Stock futures were moved slightly northward early Wednesday morning, as investors rely on the Federal Reserve’s monetary policy to tame the raging inflation.

Futures on the Dow Jones Industrial Average (DJIA) moved 0.66% higher, while those on the S&P 500 (SPX) climbed 0.76%, as of 4:36 a.m. EST, Wednesday. Meanwhile, the Nasdaq 100 (NDX) futures advanced by 0.81%.

The Federal Reserve is scheduled to announce a fresh interest rate hike later on Wednesday, after concluding its two-day meeting. Notably, CME Group’s FedWatch tool found out that 95% of the market expects a 75-basis-point increase in interest rates, which incidentally will be the biggest since 1994, if true.

Last week, the consumer price index showed us that prices were at a new 40-year-high of 8.6% in May.

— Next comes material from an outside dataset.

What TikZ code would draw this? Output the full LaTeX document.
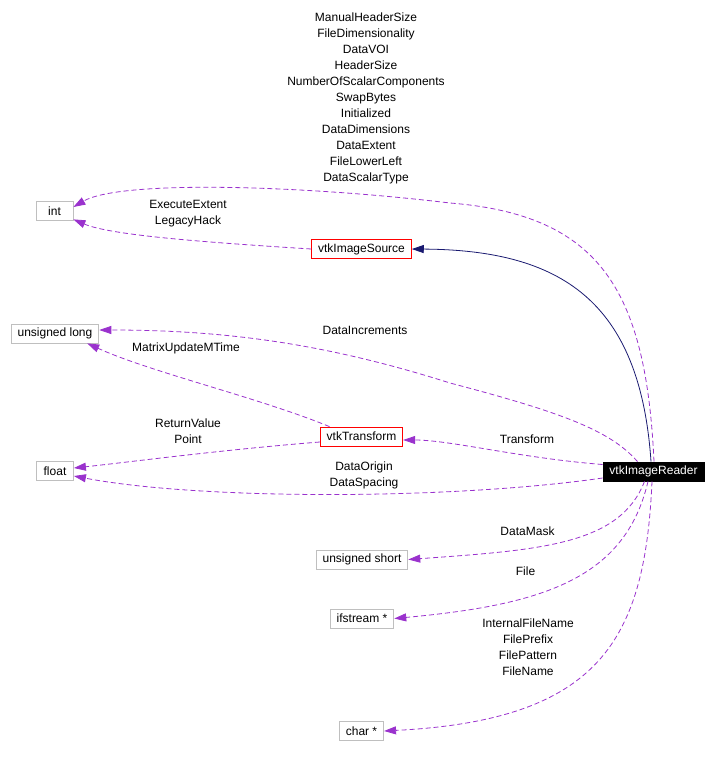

Moreover, the wholesale price index, which measures the prices that suppliers are buying at, also increased 0.8% in May, following a 0.4% rise in April.

A slump in economic outlook, combined with higher-than-expected inflation in May spurred the Fed to contemplate a more aggressive policy in order to effectively curb inflation.

At the end of the regular trading hours of Tuesday, the S&P 500 slipped further into bear market territory, having shed 0.38%. While the Dow declined 0.5%, the Nasdaq 100 gained 0.21%, possibly after ace investor Cathie Wood mentioned that the market is close to a trough and that she expects the tech sector to recover first, after the bloodshed is over.

Nonetheless, markets have remained unpredictable and volatile for a long time now, and most investors have lost the confidence to continue buying the dip. On Monday, according to FactSet, the S&P 500 traded at 15.8 times its earnings estimate for the next 12 months, which is still higher than the 15-year average of 15.7. Speculators and optimists alike are expecting the market’s valuation to fall even further before investors start buying again and a rebound sets in.

Meanwhile, the two-year Treasury yield climbed 40 basis points this week. The benchmark 10-year yield, on the other hand, crossed 3.48%, an 11-year-high.